The floor gives us power when we use our supporting leg to
propel our movements, both steps and pivots. This power provides ease of
movement and a clear message to our partners.
Teachers talk about caressing the floor, licking the floor
(with our feet, of course!), painting on the floor, being friends with the
floor and knowing the floor intimately, including every crack, bulge and dent.
Do all of these things: be one with the floor and it will help you be one with
yourself, your partner and the music.
Connection Five: The
world around us. The last connection is by no means the least important.

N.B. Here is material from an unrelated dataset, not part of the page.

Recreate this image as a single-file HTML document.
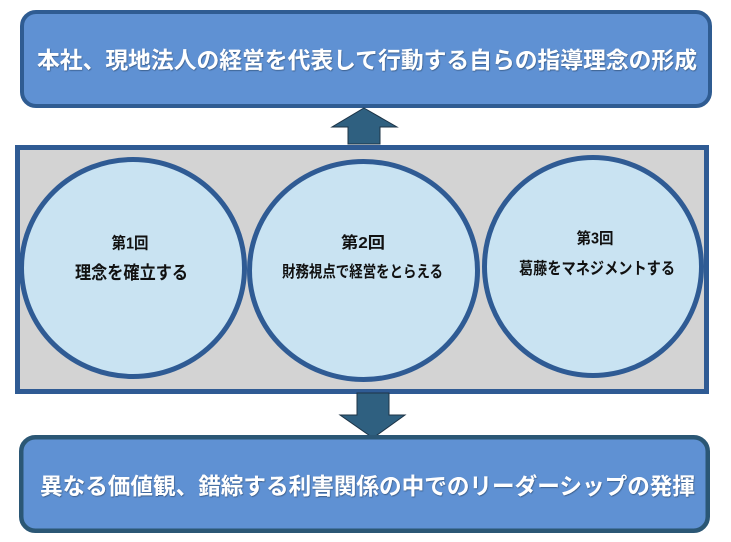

Many dancers neglect this one, though.
We often say that when things are just right with our
partner the rest of the world disappears. It is like we are dancing in a
bubble. While this is true, our bubble must be transparent so that we don’t
collide with or entirely pop other couples’ bubbles mid-tanda. So we need to
dance respectfully, limiting backward steps, refraining from tailgating or
abruptly cutting in front of others and not taking up too much space on a
crowded floor.
But instead of just dancing around all the other couples and treating them like obstacles, we
should try to dance with them. If
everyone did this, the flow in the milongas would be so fluid, pleasant and, in
the end, easy to navigate. Tango salón is a social dance, so all those other
dancers are an integral part of our art and our experience. We need to accept
that, and accept that our dancing plans and patterns need to constantly change
and evolve because of what is happening around us. Not easy, perhaps, but
imagine the whole room moving as one, to the same music, on the same floor,
each in a different body and with a different partner, but in harmony. It would
be tango bliss.
Every now and then, all five connections will fall into
place at once: Our bodies will move with ease and confidence, melding at once
with our partners and the music, fully connected to and supported by the floor
and in harmony with those around us for that perfect dance that transports us
and reminds us why we so love tango.